Other Oribin buildings that display a similar angular "Wrightian" influence upon their design are two of his churches, the Mareeba Methodist Church (1960) and St Andrew's Memorial Presbyterian Church, Innisfail (1960); both are highly detailed, utilise unusual and creative structural methods, and carry through triangle and diamond motifs to all aspects of the design.

During Oribin's years working from the studio he designed many houses for clients in the suburbs surrounding Mount Whitfield, each very different in structure and form. He also designed a library in the suburb of Stratford (1969, demolished c. 2008), two motel projects, including the Hides Hotel-Motel extension in Lake Street, Cairns (1967), and several large commercial projects in collaboration with other architects, such as the Cairns Civic Theatre (1972–74).

In 1971 the Oribins subdivided their property into three lots; one lot containing the house, another the studio, and a third was created from the vacant land on the corner of Mullins Street and Heavey Crescent.

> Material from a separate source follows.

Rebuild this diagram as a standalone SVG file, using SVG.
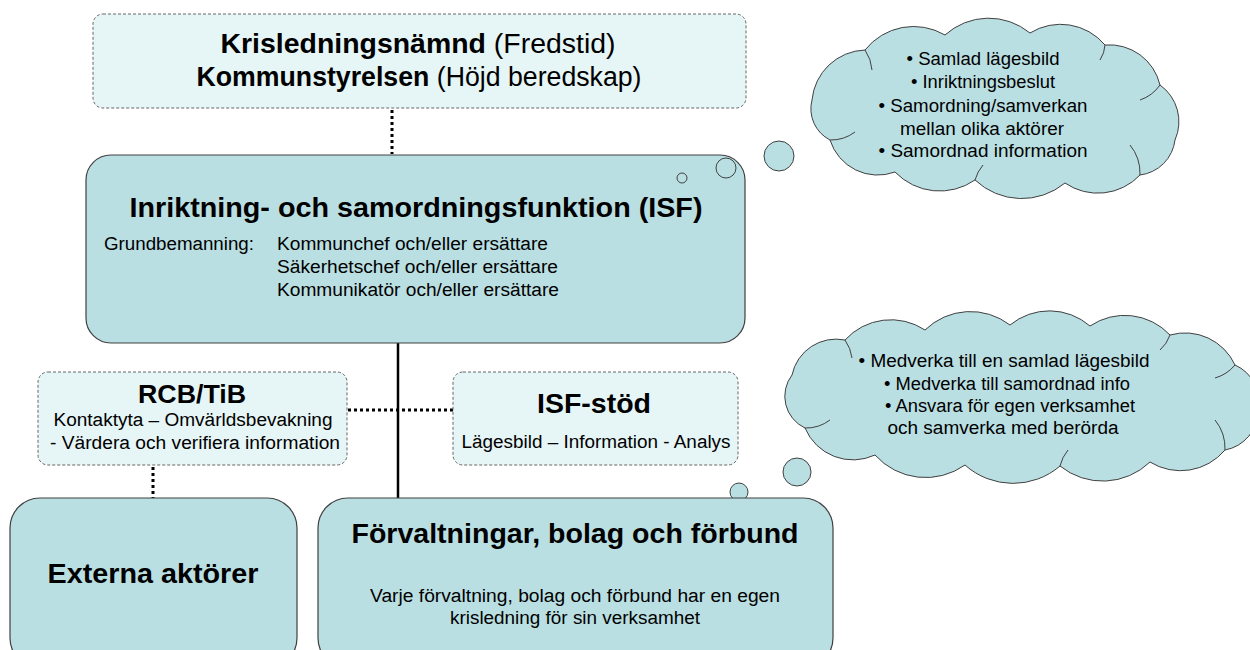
<svg xmlns="http://www.w3.org/2000/svg" width="1250" height="650" viewBox="0 0 1250 650">
<style>
text{font-family:"Liberation Sans",Arial,sans-serif;fill:#000}
.light{fill:#e6f5f6;stroke:#666;stroke-width:1;stroke-dasharray:3 2}
.solid{fill:#b9dfe3;stroke:#404040;stroke-width:1.2}
.cloud{fill:#b9dfe3;stroke:#404040;stroke-width:1}
.inner{fill:none;stroke:#404040;stroke-width:1}
.b{font-weight:bold}
.t{font-size:18px}
.dot{stroke:#000;stroke-width:3;stroke-dasharray:3 3;fill:none}
</style>
<rect width="1250" height="650" fill="#fff"/>
<g id="connectors">
<line class="dot" x1="392" y1="110" x2="392" y2="154"/>
<line x1="398" y1="343" x2="398" y2="498" stroke="#000" stroke-width="2.5"/>
<line class="dot" x1="348" y1="410" x2="453" y2="410"/>
<line class="dot" x1="153" y1="467" x2="153" y2="498"/>
</g>
<g id="top">
<rect class="light" x="93" y="14" width="653" height="94" rx="10"/>
<text x="418" y="53" text-anchor="middle" font-size="27" textLength="395" lengthAdjust="spacingAndGlyphs"><tspan class="b">Krisledningsnämnd</tspan> (Fredstid)</text>
<text x="419" y="86" text-anchor="middle" font-size="27" textLength="445" lengthAdjust="spacingAndGlyphs"><tspan class="b">Kommunstyrelsen</tspan> (Höjd beredskap)</text>
</g>
<g id="isf">
<rect class="solid" x="86" y="155" width="659" height="188" rx="25"/>
<text x="416" y="217" text-anchor="middle" font-size="28" class="b" textLength="573" lengthAdjust="spacingAndGlyphs">Inriktning- och samordningsfunktion (ISF)</text>
<text x="104" y="250" class="t" textLength="150" lengthAdjust="spacingAndGlyphs">Grundbemanning:</text>
<text x="277" y="250" class="t" textLength="271" lengthAdjust="spacingAndGlyphs">Kommunchef och/eller ersättare</text>
<text x="277" y="273" class="t" textLength="281" lengthAdjust="spacingAndGlyphs">Säkerhetschef och/eller ersättare</text>
<text x="277" y="296" class="t" textLength="282" lengthAdjust="spacingAndGlyphs">Kommunikatör och/eller ersättare</text>
</g>
<g id="cloud1">
<circle class="cloud" cx="682" cy="178" r="5" fill="#fff"/>
<circle class="cloud" cx="726" cy="168" r="10"/>
<circle class="cloud" cx="779" cy="156" r="15"/>
<path class="cloud" d="M812,100 A55,55 0 0 1 865,50 A62,62 0 0 1 945,35 A65,65 0 0 1 1030,33 A58,58 0 0 1 1105,45 A52,52 0 0 1 1160,85 A45,45 0 0 1 1175,140 A40,40 0 0 1 1140,175 A58,58 0 0 1 1065,183 A68,68 0 0 1 975,180 A62,62 0 0 1 895,172 A50,50 0 0 1 830,140 A35,35 0 0 1 812,100 Z"/>
<path class="inner" d="M865,50 A40,40 0 0 1 872,70 M1105,45 A30,30 0 0 1 1100,60 M1160,85 A40,40 0 0 1 1140,100 M1140,175 A45,45 0 0 0 1130,145 M975,180 A40,40 0 0 1 983,165 M830,140 A40,40 0 0 0 855,132"/>
<text x="983" y="65" text-anchor="middle" font-size="17.5" textLength="153" lengthAdjust="spacingAndGlyphs">• Samlad lägesbild</text>
<text x="983" y="88" text-anchor="middle" font-size="17.5" textLength="144" lengthAdjust="spacingAndGlyphs">• Inriktningsbeslut</text>
<text x="983" y="112" text-anchor="middle" font-size="17.5" textLength="209" lengthAdjust="spacingAndGlyphs">• Samordning/samverkan</text>
<text x="982" y="135" text-anchor="middle" font-size="17.5" textLength="164" lengthAdjust="spacingAndGlyphs">mellan olika aktörer</text>
<text x="983" y="157" text-anchor="middle" font-size="17.5" textLength="209" lengthAdjust="spacingAndGlyphs">• Samordnad information</text>
</g>
<g id="cloud2">
<circle class="cloud" cx="690" cy="510" r="5" fill="#fff"/>
<circle class="cloud" cx="739" cy="492" r="9"/>
<circle class="cloud" cx="797" cy="472" r="14"/>
<path class="cloud" d="M792,375 A45,45 0 0 1 845,340 A62,62 0 0 1 925,330 A65,65 0 0 1 1010,325 A62,62 0 0 1 1090,326 A62,62 0 0 1 1170,335 A55,55 0 0 1 1235,365 A40,40 0 0 1 1258,410 A40,40 0 0 1 1225,450 A58,58 0 0 1 1150,462 A68,68 0 0 1 1060,466 A72,72 0 0 1 965,465 A68,68 0 0 1 875,455 A52,52 0 0 1 805,428 A35,35 0 0 1 792,375 Z"/>
<path class="inner" d="M845,340 A40,40 0 0 1 852,358 M1170,335 A35,35 0 0 1 1160,350 M1235,365 A40,40 0 0 1 1215,378 M1225,450 A45,45 0 0 0 1215,420 M1060,466 A40,40 0 0 1 1068,450 M805,428 A40,40 0 0 0 830,420"/>
<text x="1004" y="367" text-anchor="middle" font-size="18" textLength="291" lengthAdjust="spacingAndGlyphs">• Medverka till en samlad lägesbild</text>
<text x="1007" y="390" text-anchor="middle" font-size="18" textLength="246" lengthAdjust="spacingAndGlyphs">• Medverka till samordnad info</text>
<text x="1010" y="412" text-anchor="middle" font-size="18" textLength="250" lengthAdjust="spacingAndGlyphs">• Ansvara för egen verksamhet</text>
<text x="1003" y="434" text-anchor="middle" font-size="18" textLength="231" lengthAdjust="spacingAndGlyphs">och samverka med berörda</text>
</g>
<g id="rcb">
<rect class="light" x="38" y="372" width="309" height="93" rx="10"/>
<text x="192" y="403" text-anchor="middle" font-size="26" class="b" textLength="108" lengthAdjust="spacingAndGlyphs">RCB/TiB</text>
<text x="193" y="426" text-anchor="middle" class="t" textLength="279" lengthAdjust="spacingAndGlyphs">Kontaktyta – Omvärldsbevakning</text>
<text x="195" y="449" text-anchor="middle" class="t" textLength="290" lengthAdjust="spacingAndGlyphs">- Värdera och verifiera information</text>
</g>
<g id="isfstod">
<rect class="light" x="453" y="372" width="285" height="93" rx="10"/>
<text x="594" y="413" text-anchor="middle" font-size="28" class="b" textLength="114" lengthAdjust="spacingAndGlyphs">ISF-stöd</text>
<text x="596" y="448" text-anchor="middle" class="t" textLength="269" lengthAdjust="spacingAndGlyphs">Lägesbild – Information - Analys</text>
</g>
<g id="externa">
<rect class="solid" x="10" y="498" width="287" height="170" rx="30"/>
<text x="153" y="583" text-anchor="middle" font-size="28" class="b" textLength="211" lengthAdjust="spacingAndGlyphs">Externa aktörer</text>
</g>
<g id="forvaltningar">
<rect class="solid" x="318" y="498" width="515" height="170" rx="30"/>
<text x="575" y="543" text-anchor="middle" font-size="28" class="b" textLength="447" lengthAdjust="spacingAndGlyphs">Förvaltningar, bolag och förbund</text>
<text x="575" y="602" text-anchor="middle" class="t" textLength="410" lengthAdjust="spacingAndGlyphs">Varje förvaltning, bolag och förbund har en egen</text>
<text x="575" y="624" text-anchor="middle" class="t" textLength="250" lengthAdjust="spacingAndGlyphs">krisledning för sin verksamhet</text>
</g>
</svg>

These were sold between 1972 and 1973.

== Later life ==
Oribin closed his architecture practice in 1973 and the family moved into a new house designed by Oribin at Edge Hill, completed in 1974. This second house was more radical with an elevated living room opening directly to an encircling garden.

In 1986–1987 Oribin built his third family home in Stanthorpe, Queensland, as a series of three connected Japanese-style pavilions. He used laminated plywood to create a series of concave roof and convex ceilings. As with his consideration of climate in his North Queensland buildings, Oribin used innovative approaches to insulation and heating to his first cooler climate home.

In 1997, aged 70 years, Oribin designed and hand-built a new home in Torrington, New South Wales, as a 50th wedding anniversary present to his wife Joyce. The house on a boulder-strewn site and features steeply-gabled central living areas with clerestory windows. The bedroom has a north-facing solium shaped as a tube.

Oribin died of cancer in May 2016, aged 89.

== Legacy ==
Oribin's significant contribution to Queensland architecture was recognised by the Queensland Chapter of the Royal Australian Institute of Architects in 2000, when the new 'Building of the Year' award for the Far North Region was named in his honour. In 2013 the Oribin House and Studio received the Robin Gibson Enduring Architecture Award at the Australian Institute of Architects' Queensland Architecture Awards.

The Fryer Library at the University of Queensland holds an open-access collection of 160 architectural drawings for 21 of Orbin's buildings designed between 1956 and 1997. The designs include residential buildings (including all of Orbin's own homes), church buildings and commercial and public buildings.